Use-case #2 Survival data integration with other multi-omic datasets (Fig. S2)

surviveR is designed to easily receive the input from other data analysis tools. We and others have previously demonstrated that stromal content and cancer-associated fibroblasts (CAF) are associated with poor outcomes in colorectal cancers and it is possible to estimate the levels of Fibroblast stroma using MCP-counter14 that is easily accessible to non-computational user in our recently released classifieRc app12. The GSE103479 dataset was annotated with MCP-Counter cellular composition scores in classifieRc and uploaded to surviveR. These values were then used to dichotomise patients as high or low for inferred CD8 expression from mRNA or Fibroblast stroma levels by selecting the Median cut-off method under the “Continuous to Discreet Conversion” section (Fig. S2A). After selecting the required patient time and outcome settings as previously described, we subgrouped the patients’ KM plots by the newly calculated Fibroblast_median or CD8_median columns (Fig. S2A) and further filtered the data with Stage of the disease (Fig. S2B,C). While as previously observed low levels of CD8 correlates with worse prognosis, patients with high levels of fibroblasts have significantly worse outcomes, observable when filtering the cohort by Stage III patient (Fig. S2C). Interestingly, when subgrouping for Fibroblast and CD8 levels in the different stages, high levels of Fibroblast in Stage II patients correlated with worse overall survival only in patients with low levels of CD8 in the tumour (Fig. S2D), while in Stage III patients high CD8 expression causes better prognosis only when associated with low levels of Fibroblasts and high CD8 expression (Fig. S2D).

Conclusion

The increasing volume and variety of clinical, molecular and phenotypic data linked to patient samples presents significant challenges for increasingly complex analysis of correlation with patient outcomes. While there are available online and offline tools that would render the analysis of custom clinical datasets possible, they are difficult to use and/or unable to perform complex tasks such as subgrouping and seamless integration of continuous variables. Here, we report surviveR, a freely available, easy to use Shiny app that empowers end users with limited bioinformatics expertise to analyse survival data and to identify novel prognostic biomarkers.

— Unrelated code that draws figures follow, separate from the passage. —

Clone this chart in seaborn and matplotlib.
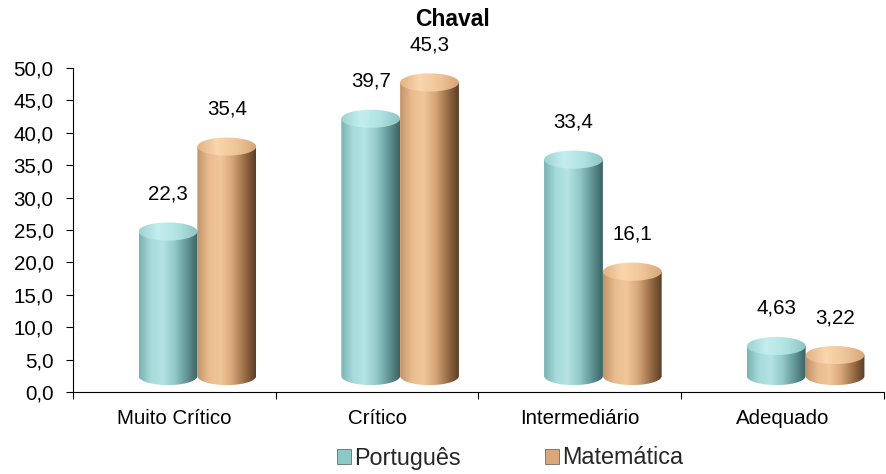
import numpy as np
import pandas as pd
import matplotlib
matplotlib.use("Agg")
import matplotlib.pyplot as plt
import matplotlib.transforms as mtransforms
from matplotlib.path import Path
from matplotlib.patches import PathPatch, Ellipse, Patch
from matplotlib.colors import LinearSegmentedColormap
from matplotlib.ticker import FuncFormatter, MultipleLocator, FixedLocator
import seaborn as sns

# Data
categories = ["Muito Crítico", "Crítico", "Intermediário", "Adequado"]
series = ["Português", "Matemática"]
portugues = [22.3, 39.7, 33.4, 4.63]
matematica = [35.4, 45.3, 16.1, 3.22]
title = "Chaval"

df = pd.DataFrame({
    "Nível": categories * 2,
    "Disciplina": [series[0]] * len(categories) + [series[1]] * len(categories),
    "Percentual": portugues + matematica,
})

base_colors = {"Português": "#8CC8C8", "Matemática": "#D9A77A"}
side_cmaps = {
    "Português": LinearSegmentedColormap.from_list(
        "pt", ["#7AB2B2", "#A6DADA", "#B5E3E3", "#94CACA", "#659999", "#3A6262"]),
    "Matemática": LinearSegmentedColormap.from_list(
        "mt", ["#C2936A", "#E8BC8E", "#F1C799", "#D6A679", "#9C6F48", "#5A3E26"]),
}
top_cmaps = {
    "Português": LinearSegmentedColormap.from_list(
        "pt_top", ["#9ED2D2", "#C4EEEE", "#B0E2E2", "#8EC4C4"]),
    "Matemática": LinearSegmentedColormap.from_list(
        "mt_top", ["#E2B285", "#FAD6AC", "#EFC598", "#D6A577"]),
}

sns.set_theme(style="white")
plt.rcParams["font.family"] = ["Liberation Sans", "DejaVu Sans"]

fig = plt.figure(figsize=(8.87, 4.74), dpi=100)
ax = fig.add_axes([73 / 887, 1 - 392 / 474, (884 - 73) / 887, (392 - 68) / 474])

sns.barplot(data=df, x="Nível", y="Percentual", hue="Disciplina",
            palette=base_colors, width=0.58, saturation=1, legend=False, ax=ax)

# perspective shift of the cylinders (depth of the 3D floor)
depth = mtransforms.ScaledTranslation(23 / 100, 16 / 100, fig.dpi_scale_trans)
trans = ax.transData + depth
cap_h = 2.8  # vertical diameter of the elliptical caps, in data units

grad = np.linspace(0, 1, 256).reshape(1, -1)
for container, name in zip(ax.containers, series):
    for bar in container:
        bar.set_visible(False)
        x0, w, h = bar.get_x(), bar.get_width(), bar.get_height()
        xc = x0 + w / 2
        # body: rectangle with rounded lower half-ellipse
        t = np.linspace(np.pi, 2 * np.pi, 60)
        arc = np.column_stack([xc + w / 2 * np.cos(t), cap_h / 2 * np.sin(t)])
        verts = np.vstack([[x0, h], [x0, 0], arc, [x0 + w, 0], [x0 + w, h], [x0, h]])
        codes = [Path.MOVETO] + [Path.LINETO] * (len(verts) - 2) + [Path.CLOSEPOLY]
        body = PathPatch(Path(verts, codes), facecolor="none", edgecolor="none",
                         transform=trans)
        ax.add_patch(body)
        im = ax.imshow(grad, cmap=side_cmaps[name], aspect="auto",
                       extent=(x0, x0 + w, -cap_h / 2, h), transform=trans,
                       zorder=2, interpolation="bicubic")
        im.set_clip_path(body)
        # top cap
        cap = Ellipse((xc, h), w, cap_h, facecolor="none", edgecolor="none",
                      transform=trans)
        ax.add_patch(cap)
        im2 = ax.imshow(grad, cmap=top_cmaps[name], aspect="auto",
                        extent=(x0, x0 + w, h - cap_h / 2, h + cap_h / 2),
                        transform=trans, zorder=3, interpolation="bicubic")
        im2.set_clip_path(cap)
        # value label
        ax.annotate(f"{h:g}".replace(".", ","), xy=(xc, h), xycoords=trans,
                    xytext=(0, 27), textcoords="offset points",
                    ha="center", va="center", fontsize=14.8, color="black",
                    zorder=5)

ax.set_xlim(-0.5, len(categories) - 0.5)
ax.set_ylim(0, 50)
ax.yaxis.set_major_locator(MultipleLocator(5))
ax.yaxis.set_major_formatter(FuncFormatter(lambda v, _: f"{v:.1f}".replace(".", ",")))
ax.set_xlabel("")
ax.set_ylabel("")

ax.xaxis.set_minor_locator(FixedLocator(np.arange(-0.5, len(categories), 1.0)))
ax.tick_params(axis="x", which="major", length=0, pad=12.5, labelsize=14.8,
               colors="black")
ax.tick_params(axis="x", which="minor", bottom=True, length=5, width=0.8,
               color="black", direction="out")
ax.tick_params(axis="y", which="major", left=True, length=5, width=0.8,
               color="black", pad=9, labelsize=14.8, labelcolor="black",
               direction="out")

for s in ["top", "right"]:
    ax.spines[s].set_visible(False)
for s in ["left", "bottom"]:
    ax.spines[s].set_color("black")
    ax.spines[s].set_linewidth(0.8)

fig.text(453 / 887, 1 - 20 / 474, title, ha="center", va="center",
         fontsize=16.5, fontweight="bold", color="black")

handles = [Patch(facecolor=base_colors[s], edgecolor="#555555", linewidth=0.5)
           for s in series]
fig.legend(handles, series, loc="center", bbox_to_anchor=(510 / 887, 1 - 458 / 474),
           ncol=2, frameon=False, fontsize=16.8, handlelength=0.6, handleheight=0.6,
           handletextpad=0.15, columnspacing=3.6, borderpad=0)

fig.savefig("out.png", dpi=100)
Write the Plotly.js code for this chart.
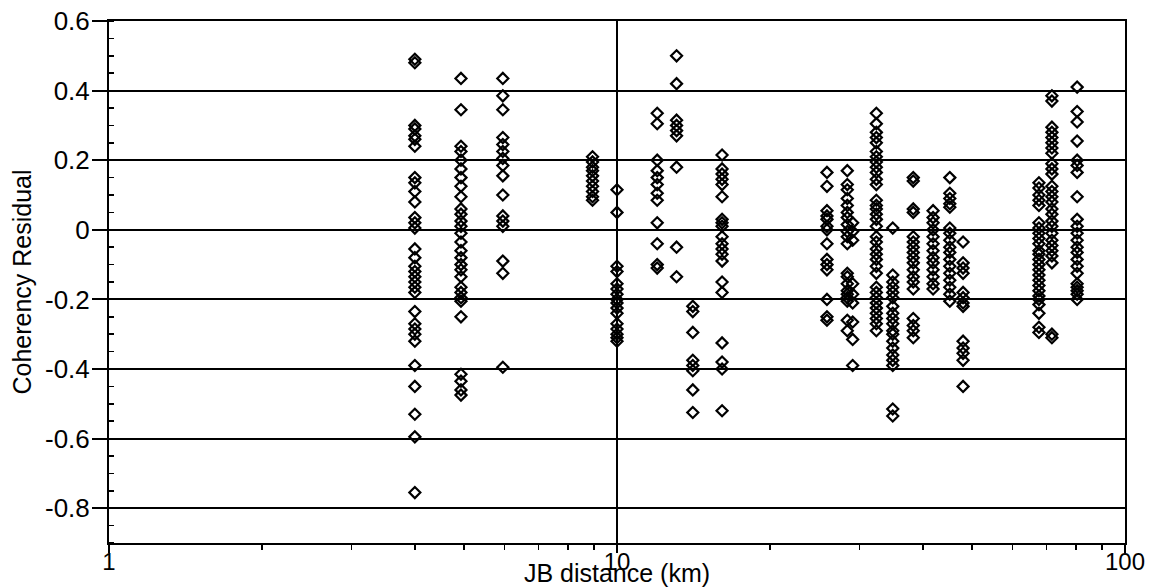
<!DOCTYPE html>
<html>
<head>
<meta charset="utf-8">
<script src="https://cdn.plot.ly/plotly-3.0.1.min.js"></script>
<style>
  html, body { margin: 0; padding: 0; background: #fff; }
  #chart { width: 1152px; height: 587px; }
</style>
</head>
<body>
<div id="chart"></div>
<script>
// Distance (km) of each vertical group of points
const distances = [4.0, 4.93, 5.96, 8.95, 10.0, 12.0, 13.1, 14.1, 16.1, 25.9, 28.4, 29.1, 32.4, 34.9, 38.3, 41.9, 45.2, 48.0, 67.7, 71.8, 80.5];

// Coherency residuals for each group (same order as distances)
const res4_0  = [0.49, 0.48, 0.30, 0.29, 0.27, 0.26, 0.24, 0.15, 0.135, 0.11, 0.08, 0.035, 0.02, 0.005, -0.055, -0.08, -0.105, -0.12, -0.135, -0.15, -0.165, -0.18, -0.235, -0.27, -0.285, -0.30, -0.32, -0.39, -0.45, -0.53, -0.595, -0.755];
const res4_9  = [0.435, 0.345, 0.24, 0.225, 0.20, 0.175, 0.15, 0.125, 0.095, 0.06, 0.045, 0.025, 0.01, -0.01, -0.035, -0.06, -0.08, -0.10, -0.115, -0.135, -0.165, -0.18, -0.195, -0.205, -0.25, -0.415, -0.435, -0.46, -0.475];
const res6_0  = [0.435, 0.385, 0.345, 0.265, 0.245, 0.225, 0.205, 0.185, 0.155, 0.10, 0.04, 0.025, 0.01, -0.09, -0.125, -0.395];
const res8_9  = [0.21, 0.195, 0.18, 0.17, 0.155, 0.14, 0.125, 0.11, 0.095, 0.085];
const res10   = [0.115, 0.05, -0.105, -0.12, -0.155, -0.17, -0.185, -0.20, -0.21, -0.225, -0.24, -0.27, -0.285, -0.30, -0.31, -0.32];
const res12   = [0.335, 0.305, 0.20, 0.17, 0.15, 0.13, 0.105, 0.085, 0.02, -0.04, -0.10, -0.11];
const res13   = [0.50, 0.42, 0.315, 0.30, 0.285, 0.27, 0.18, -0.05, -0.135];
const res14   = [-0.22, -0.235, -0.295, -0.375, -0.39, -0.405, -0.46, -0.525];
const res16   = [0.215, 0.175, 0.16, 0.145, 0.13, 0.095, 0.03, 0.02, 0.01, -0.02, -0.04, -0.055, -0.07, -0.09, -0.15, -0.18, -0.325, -0.38, -0.40, -0.52];
const res26   = [0.165, 0.125, 0.055, 0.04, 0.03, 0.01, 0.0, -0.04, -0.085, -0.10, -0.115, -0.20, -0.25, -0.26];
const res28   = [0.17, 0.13, 0.115, 0.09, 0.07, 0.05, 0.035, 0.015, -0.005, -0.02, -0.04, -0.125, -0.135, -0.155, -0.175, -0.185, -0.195, -0.205, -0.26, -0.29];
const res29   = [0.02, -0.005, -0.03, -0.155, -0.185, -0.21, -0.265, -0.315, -0.39];
const res32   = [0.335, 0.305, 0.28, 0.265, 0.25, 0.225, 0.21, 0.195, 0.18, 0.165, 0.145, 0.13, 0.085, 0.07, 0.06, 0.045, 0.03, 0.01, -0.02, -0.035, -0.055, -0.07, -0.085, -0.105, -0.125, -0.165, -0.18, -0.195, -0.21, -0.225, -0.24, -0.255, -0.27, -0.29];
const res35   = [0.005, -0.13, -0.15, -0.165, -0.18, -0.195, -0.22, -0.24, -0.255, -0.27, -0.29, -0.30, -0.32, -0.34, -0.36, -0.375, -0.39, -0.515, -0.535];
const res38   = [0.15, 0.14, 0.06, 0.05, -0.02, -0.035, -0.05, -0.065, -0.08, -0.095, -0.115, -0.135, -0.15, -0.17, -0.255, -0.275, -0.29, -0.31];
const res42   = [0.055, 0.035, 0.02, 0.0, -0.02, -0.04, -0.06, -0.08, -0.095, -0.115, -0.135, -0.155, -0.17];
const res45   = [0.15, 0.105, 0.09, 0.075, 0.065, 0.005, -0.01, -0.03, -0.05, -0.065, -0.085, -0.105, -0.125, -0.145, -0.165, -0.185, -0.205];
const res48   = [-0.035, -0.095, -0.11, -0.125, -0.18, -0.195, -0.21, -0.22, -0.32, -0.34, -0.355, -0.375, -0.45];
const res68   = [0.135, 0.12, 0.10, 0.085, 0.07, 0.02, 0.005, -0.01, -0.025, -0.04, -0.06, -0.07, -0.085, -0.10, -0.115, -0.13, -0.145, -0.16, -0.175, -0.19, -0.20, -0.215, -0.24, -0.28, -0.295];
const res72   = [0.385, 0.37, 0.295, 0.28, 0.265, 0.25, 0.235, 0.22, 0.19, 0.175, 0.16, 0.125, 0.11, 0.095, 0.08, 0.06, 0.045, 0.025, 0.01, -0.01, -0.03, -0.045, -0.06, -0.075, -0.095, -0.30, -0.31];
const res80   = [0.41, 0.34, 0.31, 0.255, 0.20, 0.185, 0.165, 0.095, 0.03, 0.01, -0.01, -0.03, -0.05, -0.065, -0.085, -0.105, -0.125, -0.155, -0.165, -0.175, -0.185, -0.20];

const residualGroups = [res4_0, res4_9, res6_0, res8_9, res10, res12, res13, res14, res16, res26, res28, res29, res32, res35, res38, res42, res45, res48, res68, res72, res80];

// Tick labels
const xTickVals = [1, 10, 100];
const xTickText = ['1', '10', '100'];
const xMinorVals = [2, 3, 4, 5, 6, 7, 8, 9, 20, 30, 40, 50, 60, 70, 80, 90];
const yTickVals = [0.6, 0.4, 0.2, 0, -0.2, -0.4, -0.6, -0.8];
const yTickText = ['0.6', '0.4', '0.2', '0', '-0.2', '-0.4', '-0.6', '-0.8'];

const xs = [], ys = [];
distances.forEach((d, i) => {
  residualGroups[i].forEach(v => { xs.push(d); ys.push(v); });
});

const FONT = 'Liberation Sans, Arial, Helvetica, sans-serif';

const trace = {
  type: 'scatter',
  mode: 'markers',
  x: xs,
  y: ys,
  marker: {
    symbol: 'diamond-open',
    size: 8.5,
    color: '#000',
    line: { width: 2.2, color: '#000' }
  },
  hoverinfo: 'x+y',
  showlegend: false
};

const layout = {
  width: 1152,
  height: 587,
  margin: { l: 109, r: 27, t: 21, b: 44 },
  paper_bgcolor: '#fff',
  plot_bgcolor: '#fff',
  font: { family: FONT, color: '#000' },
  showlegend: false,
  xaxis: {
    type: 'log',
    range: [0, 2],
    tickmode: 'array',
    tickvals: xTickVals,
    ticktext: xTickText,
    ticks: 'outside',
    ticklen: 8,
    tickwidth: 2,
    tickcolor: '#000',
    ticklabelstandoff: -12,
    showline: true,
    linecolor: '#000',
    linewidth: 2,
    mirror: true,
    showgrid: true,
    gridcolor: '#000',
    gridwidth: 2,
    zeroline: false,
    tickfont: { size: 24, family: FONT, color: '#000' },
    minor: {
      tickmode: 'array',
      tickvals: xMinorVals,
      ticks: 'outside',
      ticklen: 5,
      tickwidth: 1.5,
      tickcolor: '#000',
      showgrid: false
    },
    title: { text: 'JB distance (km)', font: { size: 25, family: FONT, color: '#000' } },
    automargin: false
  },
  yaxis: {
    range: [-0.9, 0.6],
    tickmode: 'array',
    tickvals: yTickVals,
    ticktext: yTickText,
    ticks: 'outside',
    ticklen: 15,
    tickwidth: 2,
    tickcolor: '#000',
    ticklabelstandoff: -3,
    showline: true,
    linecolor: '#000',
    linewidth: 2,
    mirror: true,
    showgrid: true,
    gridcolor: '#000',
    gridwidth: 2,
    zeroline: false,
    tickfont: { size: 26, family: FONT, color: '#000' },
    minor: {
      tickmode: 'linear',
      tick0: 0,
      dtick: 0.05,
      ticks: 'inside',
      ticklen: 5,
      tickwidth: 1.5,
      tickcolor: '#000',
      showgrid: false
    },
    title: { text: 'Coherency Residual', font: { size: 25, family: FONT, color: '#000' }, standoff: 6 },
    automargin: false
  }
};

Plotly.newPlot('chart', [trace], layout, { staticPlot: true, displayModeBar: false });
</script>
</body>
</html>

A major advantage of the surviveR application over other tools is the ability to integrate continuous variables present in either the same table or in an external dataset. Allowing the application the use of different cut-off values and enables the user to easily combine clinical data with different quantitative multi-omic datasets (e.g., gene expression). The Manual selection of survival time point, event label and time unit renders surviveR a flexible tool adaptable to different, custom datasets. For complex data analysis, patient sub-cohorts can be selected by multiple consecutive filtering steps and by the selection of up to two descriptors for subgrouping. To help with the data interpretation, surviveR will report risk and cumulative event table, along with calculated p values for log-rank tests and Cox hazard ratio.

In summary we have developed an easy to use, fast and powerful online tool for the analysis of survival data that is able to deal with custom datasets and perform complex analysis, rendering surviveR a highly valuable asset for clinical and biomedical researchers.